Creating a UDF from a Python Module That Operates on Multiple Datacubes

mlla · 5 November 2024 12:13

Hello
I’m working on creating some OpenEO wrappers around a Python module, to make it possible to run the function with data loaded from the OpenEO Platform collections on the OpenEO Platform Backend. Ultimately, I’d like to create a User-Defined Process so other users can run the function as well.

The Python module takes two file paths—one for a high-resolution image and one for a low-resolution image of the same area—and returns a high-resolution representation of the low-resolution image.

My Question:
What’s the best way to create a User-Defined Function (UDF) around this Python module?
From the OpenEO documentation, my understanding is that UDFs are typically applied to a single datacube and that the function operates at the pixel level. However, in my case, I need to load two datacubes (from different collections), save them to disk, and then pass their file paths to a backend job that runs the Python function.
Is there any way to implement this approach within OpenEO, or would it require a different strategy?

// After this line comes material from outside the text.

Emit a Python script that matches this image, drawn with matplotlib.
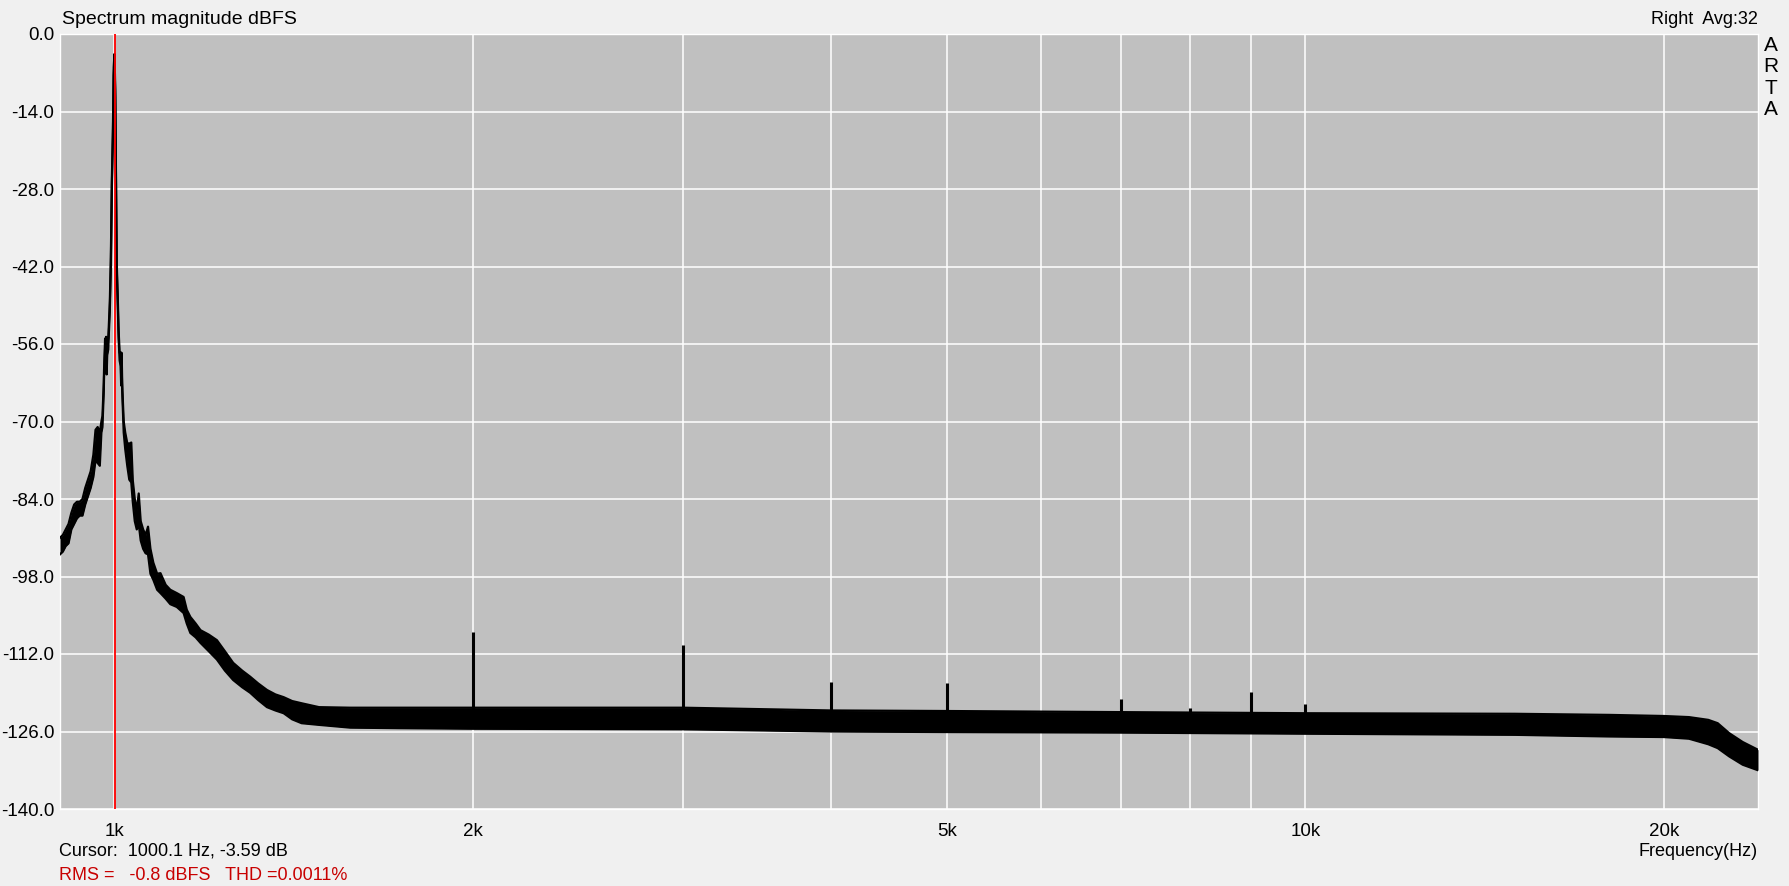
import numpy as np
import matplotlib
matplotlib.use('Agg')
import matplotlib.pyplot as plt
from matplotlib.ticker import FixedLocator, NullFormatter

# spectrum: frequency (Hz), upper and lower edge of the trace (dBFS)
freq = [900, 905, 910, 915, 920, 925, 930, 935, 940, 945, 950, 955, 960, 964, 968, 972, 975,
        977, 979.5, 980, 982, 983, 984, 985, 986, 988, 989, 991, 993, 995, 997, 998.5, 1000,
        1001.5, 1003, 1004.5, 1006.5, 1008, 1010, 1012, 1013, 1014, 1015, 1016, 1018,
        1021, 1025, 1029, 1033, 1036, 1040, 1044, 1048, 1052, 1057, 1062, 1067, 1072, 1078,
        1086, 1093, 1104, 1114, 1128, 1143, 1150, 1158, 1170, 1181, 1200, 1219, 1238, 1258,
        1280, 1300, 1320, 1343, 1365, 1387, 1410, 1436, 1485, 1577, 1737, 2000, 3000, 4000,
        5000, 7000, 10000, 15000, 18000, 20000, 21000, 21800, 22200, 22700, 23300, 24000]
upper = [-91, -90.5, -89.5, -88.5, -86.5, -85, -84.5, -84.5, -84, -82, -80.5, -79, -76, -71.5, -71, -72, -70,
         -69, -63, -60.7, -55, -57, -54.7, -60, -56, -55, -52.9, -48.4, -40.3, -26, -17, -6, -3.6,
         -10, -26.7, -41.7, -48, -53.5, -57.6, -57.5, -62, -57.6, -63, -65.5, -70,
         -72, -73.9, -74, -73.8, -80.6, -84, -86, -83, -88, -89.5, -90.5, -89, -93, -95.5,
         -97.5, -97.4, -99.5, -100.4, -101, -101.7, -104, -105.3, -106.5, -107.7, -108.5, -109.5, -111.5, -113.6,
         -115, -116.1, -117.3, -118.5, -119.3, -119.8, -120.5, -120.9, -121.6, -121.7, -121.7, -121.7, -121.7, -122.2,
         -122.3, -122.5, -122.7, -122.8, -123, -123.2, -123.4, -123.9, -124.5, -126.3, -127.9, -129.3]
lower = [-94, -93.5, -92.5, -92, -89.5, -88.5, -87.5, -87, -87, -85, -83.5, -82, -80, -77, -77.5, -78, -72,
         -71, -64.5, -62, -57, -59, -56.5, -61.5, -58, -57, -54.5, -50, -42, -27.5, -18.5, -7.5, -5,
         -11.5, -28, -43, -49.5, -55, -59, -60, -63.5, -60, -64.5, -67, -72,
         -75, -78, -80.5, -81, -84.5, -88, -89.5, -88.5, -91.5, -93, -93.8, -94, -97.5, -98.6,
         -100.4, -101, -102, -103, -103.5, -104.6, -106.5, -108.2, -109, -110, -111.5, -113, -115, -116.7,
         -118, -119, -120.3, -121.6, -122.2, -122.7, -123.8, -124.5, -124.8, -125.3, -125.4, -125.5, -125.6, -126,
         -126.1, -126.2, -126.4, -126.6, -126.9, -127, -127.3, -128.3, -129, -130.5, -132, -133]

# harmonic lines above the noise floor
harm_freq = [2000, 3000, 4000, 5000, 7000, 8000, 9000, 10000]
harm_top = [-108.1, -110.4, -117.1, -117.3, -120.1, -121.7, -118.9, -121.0]
noise_floor = -123.5

cursor_freq = 1000.1

major_ticks = [1000, 2000, 5000, 10000, 20000]
major_labels = ['1k', '2k', '5k', '10k', '20k']
minor_ticks = [3000, 4000, 6000, 7000, 8000, 9000]
y_ticks = np.arange(0, -141, -14)

plt.rcParams['font.family'] = ['Liberation Sans', 'DejaVu Sans']

fig = plt.figure(figsize=(17.89, 8.86), dpi=100, facecolor='#f0f0f0')
W, H = 1789, 886
ax = fig.add_axes([60 / W, 1 - 809 / H, (1758 - 60) / W, (809 - 34) / H])
ax.set_facecolor('#c0c0c0')

ax.fill_between(freq, lower, upper, color='black', lw=0, zorder=3)
ax.plot(freq, upper, color='black', lw=1.6, zorder=3)
ax.plot(freq, lower, color='black', lw=1.6, zorder=3)
ax.vlines(harm_freq, noise_floor, harm_top, color='black', lw=2.2, zorder=3)
ax.axvline(cursor_freq, color='red', lw=1.3, zorder=4)

ax.set_xscale('log')
ax.set_xlim(900, 24000)
ax.set_ylim(-140, 0)
ax.xaxis.set_major_locator(FixedLocator(major_ticks))
ax.set_xticklabels(major_labels)
ax.xaxis.set_minor_locator(FixedLocator(minor_ticks))
ax.xaxis.set_minor_formatter(NullFormatter())
ax.set_yticks(y_ticks)
ax.set_yticklabels(['%.1f' % v for v in y_ticks])
ax.grid(True, which='both', color='white', lw=1.1, zorder=1)
ax.set_axisbelow(True)
ax.tick_params(which='both', length=0, labelsize=13.5)
ax.tick_params(axis='x', pad=10)
ax.tick_params(axis='y', pad=4)
for s in ax.spines.values():
    s.set_color('white')
    s.set_linewidth(1)

fig.text(62 / W, 1 - 19.5 / H, 'Spectrum magnitude dBFS', fontsize=14, va='center', ha='left')
fig.text(1758 / W, 1 - 19.5 / H, 'Right  Avg:32', fontsize=13, va='center', ha='right')
fig.text(1771 / W, 1 - 36 / H, 'A\nR\nT\nA', fontsize=15, va='top', ha='center', linespacing=1.16)
fig.text(59 / W, 1 - 851 / H, 'Cursor:  1000.1 Hz, -3.59 dB', fontsize=13, va='center', ha='left')
fig.text(59 / W, 1 - 875 / H, 'RMS =   -0.8 dBFS   THD =0.0011%', fontsize=13, va='center',
         ha='left', color='#c80000')
fig.text(1758 / W, 1 - 851 / H, 'Frequency(Hz)', fontsize=13, va='center', ha='right')

fig.savefig('out.png', dpi=100, facecolor=fig.get_facecolor())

I’m quite new to OpenEO, so I might be missing something basic. Any guidance would be greatly appreciated!

jan.van.den.bosch · 13 November 2024 09:31

Hi Marie,

Is my understanding correct that you have an existing function that upsamples a single low-resolution image to the resolution of a high-resolution image and you want to apply this to two OpenEO data cubes?

mlla · 13 November 2024 10:10

Yes, that is correct
Of course I can download the two OpenEO data cubes as images and then run the function locally. but I would like to run the function on the OpenEO Backend instead of locally.

jan.van.den.bosch · 13 November 2024 10:19

In that case OpenEO offers this out of the box with the resample_cube_spatial process so there is no need for a UDF.

Let us know if you have additional questions or encounter any problems with this approach.

Cheers,
Jan

mlla · 13 November 2024 10:39

Okay, then maybe I am explaining it wrong. It is not just resampling, but rather a specific algorithm for “sharpening”.
So the question is more if there is any way to define a UDF that takes two datacubes and returns one?

jeroen.dries · 14 November 2024 13:16

Hi,
currently such a process does not yet exist.
The workaround that others have done before is rather:
bring the low-res datacube to same grid/resolution as high-res cube
then in the udf, you basically have to downsample the low-res bands again, at that point, you have the desired input.

It’s not ideal, but currently the only way.
Specifically for Sentinel-2, there is also a special ‘resolution_merge’ that does something like pansharpening, but I guess you are looking to implement your own algorithm.